One of the leading campaigners for a change in the law regarding the crime of aggression is Don Ferencz, an academic at Oxford University who runs the Global Institute for the Prevention of Aggression. His father was a prosecutor at the Nuremberg trials.

“After a 71-year effort to effectively criminalise aggression, you would think that the nations which sat in judgment in Nuremberg would be pleased to see that it’s finally about to happen, but they are not,” Ferencz said recently in response to the UK position.

For the moment the United States too while itself not a signatory to the ICC is increasing at odds with the court. In a watershed moment, chief prosecutor Fatou Bensouda this month called for a formal investigation into war crimes in Afghanistan, including the mistreatment of detainees by US forces in the country and at CIA ‘dark sites’ in Poland, Romania and Lithuania.

Supporters of the ICC say that this approach - without fear or favour - is the only way the ICC can operate, if it is to offer victims justice and to act as a serious deterrent to human rights abuses and war crimes.

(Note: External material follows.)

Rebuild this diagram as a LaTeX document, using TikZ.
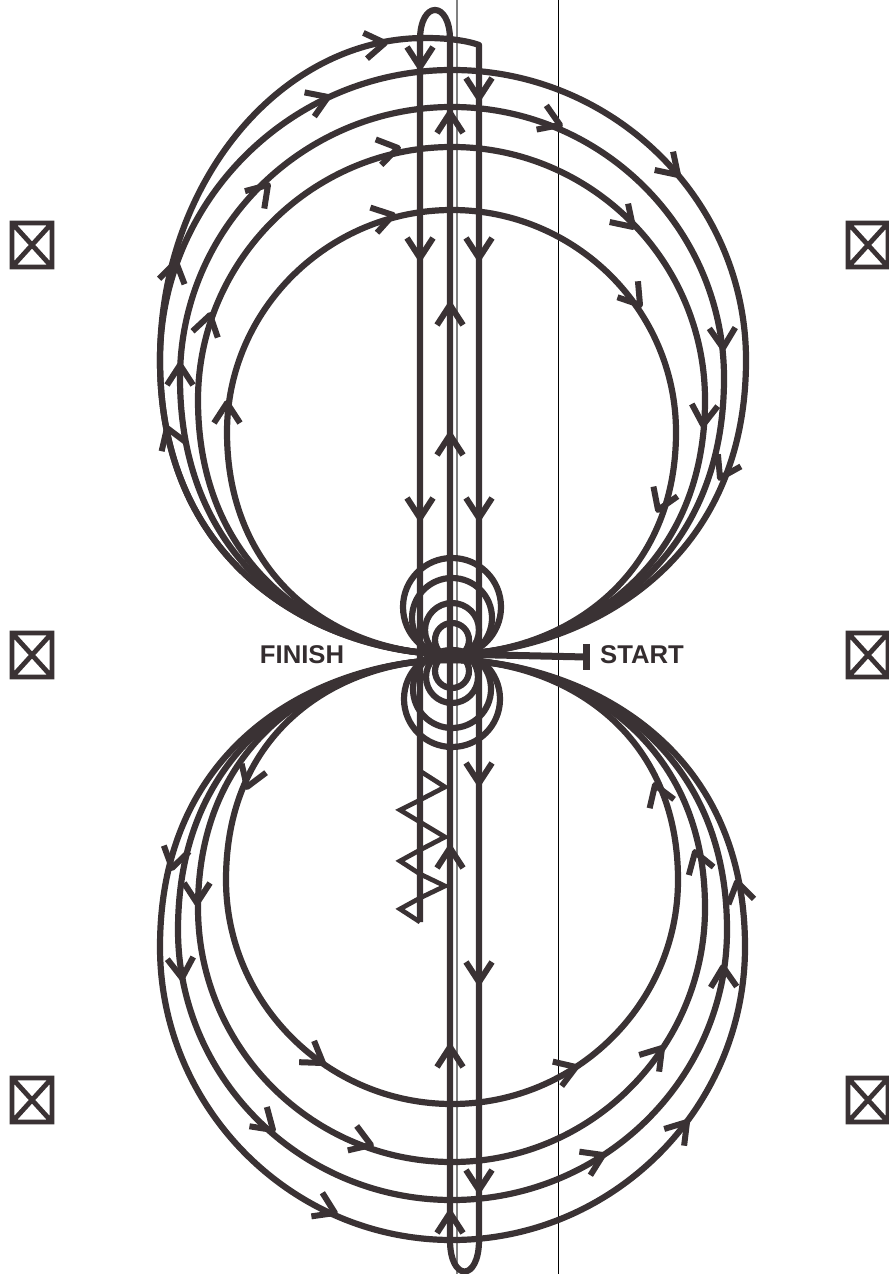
\documentclass[tikz,border=0pt]{standalone}
\usepackage{fontspec}
\setmainfont{Liberation Sans}
\usetikzlibrary{calc}
\definecolor{inkdark}{HTML}{3A3234}
\tikzset{
  strand/.style={draw=inkdark, line width=0.062cm, line join=round},
  barb/.style={draw=inkdark, line width=0.06cm, line join=round},
  thinrule/.style={draw=#1, line width=0.012cm},
  markbox/.style={draw=inkdark, line width=0.048cm},
  zigflag/.style={draw=inkdark, line width=0.047cm, line join=miter},
  tag/.style={font=\bfseries\fontsize{7.3}{8}\selectfont, text=inkdark!90!black, inner sep=0pt}
}
\begin{document}
\begin{tikzpicture}[x=0.01cm, y=-0.01cm]
\useasboundingbox (0,0) rectangle (889,1274);
\coordinate (hubup) at (450,654);
\coordinate (hubdown) at (450,660);
\coordinate (stubbar) at (586,657);
\node[tag] (finish) at (302,655) {FINISH};
\node[tag] (start) at (642,655) {START};

\draw[thinrule=gray] (457,0) -- (457,1274);
\draw[thinrule=black] (558.5,0) -- (558.5,1274);

\foreach \xl/\xr/\yw/\yt in {227/676/432/210, 198/705/400/147, 180/724/378/107, 160/746/360/70}
  \draw[strand] (hubup) .. controls (345,655) and (\xl,585) .. (\xl,\yw)
    .. controls (\xl,{\yw-0.55*(\yw-\yt)}) and ({452-0.55*(452-\xl)},\yt) .. (452,\yt)
    .. controls ({452+0.55*(\xr-452)},\yt) and (\xr,{\yw-0.55*(\yw-\yt)}) .. (\xr,\yw)
    .. controls (\xr,585) and (555,655) .. (hubup);
\foreach \xl/\xr/\yw/\yb in {226/678/880/1104, 198/705/908/1162, 178/727/930/1200, 160/745/947/1240}
  \draw[strand] (hubdown) .. controls (345,659) and (\xl,725) .. (\xl,\yw)
    .. controls (\xl,{\yw+0.55*(\yb-\yw)}) and ({452-0.55*(452-\xl)},\yb) .. (452,\yb)
    .. controls ({452+0.55*(\xr-452)},\yb) and (\xr,{\yw+0.55*(\yb-\yw)}) .. (\xr,\yw)
    .. controls (\xr,725) and (555,659) .. (hubdown);

\foreach \sx in {1,-1} {
  \fill[inkdark, shift={(450,0)}, xscale=\sx] (0,654) .. controls (52.5,654.5) and (126.5,637) .. (187,592)
    -- (152,601) .. controls (109,637) and (52.5,654.5) .. (0,654);
  \fill[inkdark, shift={(450,0)}, xscale=\sx] (0,660) .. controls (52.5,659.5) and (126,676) .. (187,720)
    -- (152,711) .. controls (109.5,676) and (52.5,659.5) .. (0,660);
}

\draw[strand] (hubup) .. controls (345,655) and (160,585) .. (160,360)
  .. controls (160,183) and (280,38) .. (425,38)
  .. controls (445,38) and (465,40) .. (479,45) -- (479,1240)
  .. controls (479,1282) and (450,1282) .. (450,1240) -- (450,40)
  .. controls (450,0) and (420,0) .. (420,40) -- (420,922);

\foreach \cy/\rr in {607/49, 618/40, 630/27, 640/17, 699/48, 689/39, 677/26, 671/17}
  \draw[strand] (452,\cy) circle (\rr);

\draw[strand, line width=0.07cm] (hubup) -- (stubbar);
\draw[strand, line width=0.07cm] ($(stubbar)+(0,-13)$) -- ($(stubbar)+(0,13)$);

\draw[zigflag] (420,771) -- (445,787) -- (420,800) -- (400,810) -- (420,822) -- (445,837)
  -- (420,850) -- (400,861) -- (420,874) -- (445,886) -- (420,898) -- (400,909) -- (420,922);

\foreach \px/\py/\dir in {
  176/262/-78, 180/365/-90, 210/315/-76, 227/403/-90, 167/428/-110,
  268/185/-48, 328/97/-22, 385/43/-8, 398/148/-12, 393/215/-15,
  560/125/22, 678/175/45, 633/227/45, 640/305/52, 723/348/88, 703/425/95, 720/478/118, 658/510/112,
  420/67/90, 420/258/90, 420/518/90, 479/98/90, 479/258/90, 479/518/90, 479/783/90, 479/982/90, 479/1190/90,
  450/113/-90, 450/305/-90, 450/435/-90, 450/848/-90, 450/1047/-90, 450/1213/-90,
  247/787/110, 172/868/103, 197/903/90, 182/978/85,
  323/1063/35, 371/1145/20, 273/1130/42, 335/1213/25,
  576/1067/-20, 662/1048/-50, 603/1155/-25, 687/1122/-50,
  655/785/-110, 695/852/-108, 737/882/-102, 723/967/-92}
  \draw[barb, shift={(\px,\py)}, rotate=-\dir] (-20,-13) -- (0,0) -- (-20,13);

\foreach \mx in {32,868}
  \foreach \my in {245,655,1100}
    \draw[markbox] (\mx-20,\my-22) rectangle (\mx+20,\my+22)
      (\mx-20,\my-22) -- (\mx+20,\my+22) (\mx-20,\my+22) -- (\mx+20,\my-22);
\end{tikzpicture}
\end{document}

Established by treaty and boycotted by the United States, China and Russia, the ICC has little of the clout of the ICTY. For now the curtain is about to some down on the latter, but in a troubled world the need for its equivalent is as crucial as ever.

With the conviction of Slobodan Praljak a few days ago, Param-Preet Singh, an associate director at Human Rights Watch, eloquently summed up that need.

“What has not ebbed in the last five to seven years, and in fact what has only increased, is the demand for justice, and an expectation that it will translate into action,” he concluded.